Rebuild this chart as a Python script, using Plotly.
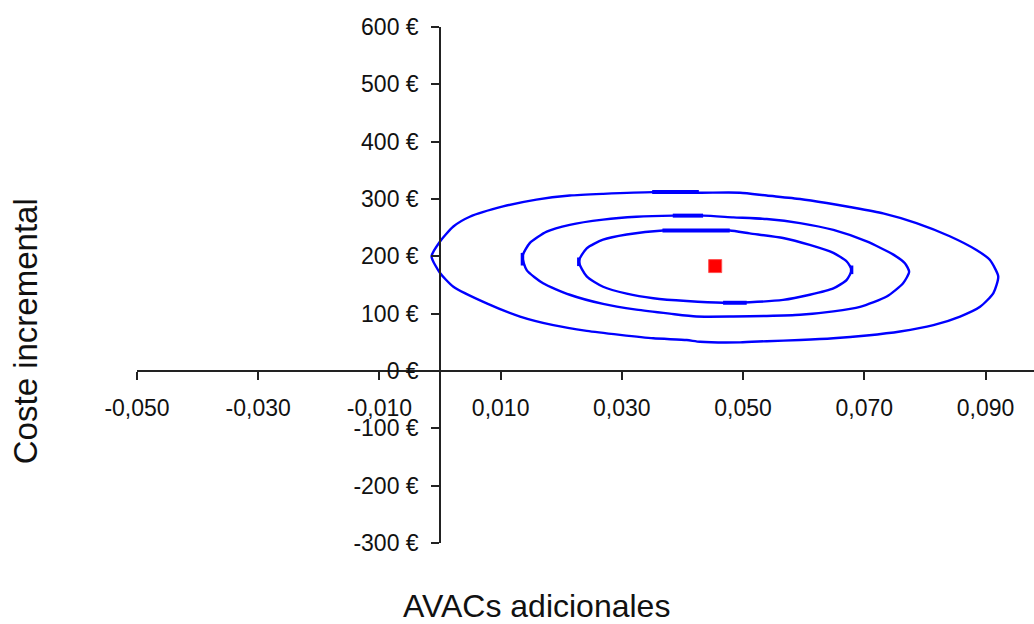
import plotly.graph_objects as go

# ---- data ----
outer_x = [-0.0014, 0.0000, 0.0022, 0.0049, 0.0104, 0.0159, 0.0214, 0.0269, 0.0352, 0.0429, 0.0495,
           0.0539, 0.0594, 0.0638, 0.0676, 0.0731, 0.0786, 0.0841, 0.0885, 0.0907, 0.0921, 0.0913,
           0.0891, 0.0858, 0.0814, 0.0759, 0.0704, 0.0649, 0.0594, 0.0539, 0.0495, 0.0429, 0.0407,
           0.0352, 0.0297, 0.0242, 0.0187, 0.0132, 0.0077, 0.0022, 0.0000, -0.0014]
outer_y = [200, 226, 252, 269, 287, 299, 306, 309, 312, 311, 311,
           306, 300, 293, 286, 275, 258, 235, 211, 194, 165, 136,
           112, 95, 80, 69, 62, 57, 54, 52, 50, 51, 54,
           57, 63, 70, 80, 95, 118, 147, 171, 200]

middle_x = [0.0136, 0.0148, 0.0176, 0.0214, 0.0269, 0.0324, 0.0385, 0.0434, 0.0484, 0.0539, 0.0594,
            0.0649, 0.0704, 0.0748, 0.0767, 0.0774, 0.0764, 0.0737, 0.0693, 0.0649, 0.0594, 0.0539,
            0.0484, 0.0423, 0.0379, 0.0324, 0.0269, 0.0214, 0.0170, 0.0143, 0.0136]
middle_y = [200, 223, 243, 255, 264, 269, 271, 271, 268, 265, 258,
            246, 226, 203, 188, 173, 153, 130, 112, 104, 98, 96,
            95, 95, 100, 107, 117, 133, 153, 176, 200]

inner_x = [0.0229, 0.0242, 0.0269, 0.0308, 0.0368, 0.0429, 0.0478, 0.0511, 0.0566, 0.0610, 0.0649,
           0.0671, 0.0679, 0.0671, 0.0649, 0.0610, 0.0566, 0.0511, 0.0467, 0.0407, 0.0352, 0.0308,
           0.0269, 0.0242, 0.0229]
inner_y = [191, 214, 229, 238, 245, 245, 245, 240, 232, 220, 206,
           191, 176, 159, 144, 133, 124, 120, 119, 122, 127, 135,
           147, 165, 191]

# short overdrawn (thicker) pieces of the contours
thick_h_x0 = [0.0350, 0.0384, 0.0367, 0.0467]
thick_h_x1 = [0.0427, 0.0434, 0.0478, 0.0506]
thick_h_y = [312, 271, 245, 119]
thick_v_x = [0.0229, 0.0136, 0.0679]
thick_v_y0 = [183, 184, 169]
thick_v_y1 = [198, 206, 184]

point_x = [0.0454]
point_y = [183]

x_tickvals = [-0.05, -0.03, -0.01, 0.01, 0.03, 0.05, 0.07, 0.09]
x_ticktext = ["-0,050", "-0,030", "-0,010", "0,010", "0,030", "0,050", "0,070", "0,090"]
y_tickvals = [-300, -200, -100, 0, 100, 200, 300, 400, 500, 600]
y_ticktext = ["-300 €", "-200 €", "-100 €", "0 €", "100 €", "200 €", "300 €", "400 €", "500 €", "600 €"]

x_range = [-0.05, 0.098]
y_range = [-300, 600]

BLUE = "#0000ff"
FONT = "Liberation Sans, Arial, sans-serif"

fig = go.Figure()
for xs, ys in [(outer_x, outer_y), (middle_x, middle_y), (inner_x, inner_y)]:
    fig.add_trace(go.Scatter(x=xs, y=ys, mode="lines",
                             line=dict(color=BLUE, width=2.4, shape="spline", smoothing=0.6),
                             showlegend=False, hoverinfo="skip"))

hx, hy = [], []
for a, b, y in zip(thick_h_x0, thick_h_x1, thick_h_y):
    hx += [a, b, None]
    hy += [y, y, None]
fig.add_trace(go.Scatter(x=hx, y=hy, mode="lines", line=dict(color=BLUE, width=4),
                         showlegend=False, hoverinfo="skip"))
vx, vy = [], []
for x, a, b in zip(thick_v_x, thick_v_y0, thick_v_y1):
    vx += [x, x, None]
    vy += [a, b, None]
fig.add_trace(go.Scatter(x=vx, y=vy, mode="lines", line=dict(color=BLUE, width=3.5),
                         showlegend=False, hoverinfo="skip"))

fig.add_trace(go.Scatter(x=point_x, y=point_y, mode="markers",
                         marker=dict(symbol="square", size=13, color="#ff0000",
                                     line=dict(color="#ff5050", width=1)),
                         showlegend=False))

x_pos = (0 - x_range[0]) / (x_range[1] - x_range[0])
y_pos = (0 - y_range[0]) / (y_range[1] - y_range[0])

axis_common = dict(showgrid=False, zeroline=False, showline=True, linecolor="#222222",
                   linewidth=1.6, ticks="outside", ticklen=8, tickwidth=1.6, tickcolor="#222222",
                   tickfont=dict(family=FONT, size=23, color="#111111"), anchor="free")

fig.update_layout(
    width=1034, height=624,
    margin=dict(l=137, r=0, t=27, b=81),
    paper_bgcolor="white", plot_bgcolor="white",
    xaxis=dict(range=x_range, tickmode="array", tickvals=x_tickvals, ticktext=x_ticktext,
               position=y_pos, ticklabelstandoff=9, **axis_common),
    yaxis=dict(range=y_range, tickmode="array", tickvals=y_tickvals, ticktext=y_ticktext,
               position=x_pos, ticklabelstandoff=8, **axis_common),
    annotations=[
        dict(text="AVACs adicionales", xref="paper", yref="paper", x=0.445, y=-0.122,
             xanchor="center", yanchor="middle", showarrow=False,
             font=dict(family=FONT, size=32, color="#111111")),
        dict(text="Coste incremental", xref="paper", yref="paper", x=-0.124, y=0.41,
             xanchor="center", yanchor="middle", showarrow=False, textangle=-90,
             font=dict(family=FONT, size=33, color="#111111")),
    ],
)

fig.write_html("out.html")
====
- **Task to carry out**
Leave the images out and output the remaining material exactly as it stands.

- **Output of the exercise**
Rebuild this chart as a Python script, using Plotly.
import plotly.graph_objects as go

# ---- data ----
outer_x = [-0.0014, 0.0000, 0.0022, 0.0049, 0.0104, 0.0159, 0.0214, 0.0269, 0.0352, 0.0429, 0.0495,
           0.0539, 0.0594, 0.0638, 0.0676, 0.0731, 0.0786, 0.0841, 0.0885, 0.0907, 0.0921, 0.0913,
           0.0891, 0.0858, 0.0814, 0.0759, 0.0704, 0.0649, 0.0594, 0.0539, 0.0495, 0.0429, 0.0407,
           0.0352, 0.0297, 0.0242, 0.0187, 0.0132, 0.0077, 0.0022, 0.0000, -0.0014]
outer_y = [200, 226, 252, 269, 287, 299, 306, 309, 312, 311, 311,
           306, 300, 293, 286, 275, 258, 235, 211, 194, 165, 136,
           112, 95, 80, 69, 62, 57, 54, 52, 50, 51, 54,
           57, 63, 70, 80, 95, 118, 147, 171, 200]

middle_x = [0.0136, 0.0148, 0.0176, 0.0214, 0.0269, 0.0324, 0.0385, 0.0434, 0.0484, 0.0539, 0.0594,
            0.0649, 0.0704, 0.0748, 0.0767, 0.0774, 0.0764, 0.0737, 0.0693, 0.0649, 0.0594, 0.0539,
            0.0484, 0.0423, 0.0379, 0.0324, 0.0269, 0.0214, 0.0170, 0.0143, 0.0136]
middle_y = [200, 223, 243, 255, 264, 269, 271, 271, 268, 265, 258,
            246, 226, 203, 188, 173, 153, 130, 112, 104, 98, 96,
            95, 95, 100, 107, 117, 133, 153, 176, 200]

inner_x = [0.0229, 0.0242, 0.0269, 0.0308, 0.0368, 0.0429, 0.0478, 0.0511, 0.0566, 0.0610, 0.0649,
           0.0671, 0.0679, 0.0671, 0.0649, 0.0610, 0.0566, 0.0511, 0.0467, 0.0407, 0.0352, 0.0308,
           0.0269, 0.0242, 0.0229]
inner_y = [191, 214, 229, 238, 245, 245, 245, 240, 232, 220, 206,
           191, 176, 159, 144, 133, 124, 120, 119, 122, 127, 135,
           147, 165, 191]

# short overdrawn (thicker) pieces of the contours
thick_h_x0 = [0.0350, 0.0384, 0.0367, 0.0467]
thick_h_x1 = [0.0427, 0.0434, 0.0478, 0.0506]
thick_h_y = [312, 271, 245, 119]
thick_v_x = [0.0229, 0.0136, 0.0679]
thick_v_y0 = [183, 184, 169]
thick_v_y1 = [198, 206, 184]

point_x = [0.0454]
point_y = [183]

x_tickvals = [-0.05, -0.03, -0.01, 0.01, 0.03, 0.05, 0.07, 0.09]
x_ticktext = ["-0,050", "-0,030", "-0,010", "0,010", "0,030", "0,050", "0,070", "0,090"]
y_tickvals = [-300, -200, -100, 0, 100, 200, 300, 400, 500, 600]
y_ticktext = ["-300 €", "-200 €", "-100 €", "0 €", "100 €", "200 €", "300 €", "400 €", "500 €", "600 €"]

x_range = [-0.05, 0.098]
y_range = [-300, 600]

BLUE = "#0000ff"
FONT = "Liberation Sans, Arial, sans-serif"

fig = go.Figure()
for xs, ys in [(outer_x, outer_y), (middle_x, middle_y), (inner_x, inner_y)]:
    fig.add_trace(go.Scatter(x=xs, y=ys, mode="lines",
                             line=dict(color=BLUE, width=2.4, shape="spline", smoothing=0.6),
                             showlegend=False, hoverinfo="skip"))

hx, hy = [], []
for a, b, y in zip(thick_h_x0, thick_h_x1, thick_h_y):
    hx += [a, b, None]
    hy += [y, y, None]
fig.add_trace(go.Scatter(x=hx, y=hy, mode="lines", line=dict(color=BLUE, width=4),
                         showlegend=False, hoverinfo="skip"))
vx, vy = [], []
for x, a, b in zip(thick_v_x, thick_v_y0, thick_v_y1):
    vx += [x, x, None]
    vy += [a, b, None]
fig.add_trace(go.Scatter(x=vx, y=vy, mode="lines", line=dict(color=BLUE, width=3.5),
                         showlegend=False, hoverinfo="skip"))

fig.add_trace(go.Scatter(x=point_x, y=point_y, mode="markers",
                         marker=dict(symbol="square", size=13, color="#ff0000",
                                     line=dict(color="#ff5050", width=1)),
                         showlegend=False))

x_pos = (0 - x_range[0]) / (x_range[1] - x_range[0])
y_pos = (0 - y_range[0]) / (y_range[1] - y_range[0])

axis_common = dict(showgrid=False, zeroline=False, showline=True, linecolor="#222222",
                   linewidth=1.6, ticks="outside", ticklen=8, tickwidth=1.6, tickcolor="#222222",
                   tickfont=dict(family=FONT, size=23, color="#111111"), anchor="free")

fig.update_layout(
    width=1034, height=624,
    margin=dict(l=137, r=0, t=27, b=81),
    paper_bgcolor="white", plot_bgcolor="white",
    xaxis=dict(range=x_range, tickmode="array", tickvals=x_tickvals, ticktext=x_ticktext,
               position=y_pos, ticklabelstandoff=9, **axis_common),
    yaxis=dict(range=y_range, tickmode="array", tickvals=y_tickvals, ticktext=y_ticktext,
               position=x_pos, ticklabelstandoff=8, **axis_common),
    annotations=[
        dict(text="AVACs adicionales", xref="paper", yref="paper", x=0.445, y=-0.122,
             xanchor="center", yanchor="middle", showarrow=False,
             font=dict(family=FONT, size=32, color="#111111")),
        dict(text="Coste incremental", xref="paper", yref="paper", x=-0.124, y=0.41,
             xanchor="center", yanchor="middle", showarrow=False, textangle=-90,
             font=dict(family=FONT, size=33, color="#111111")),
    ],
)

fig.write_html("out.html")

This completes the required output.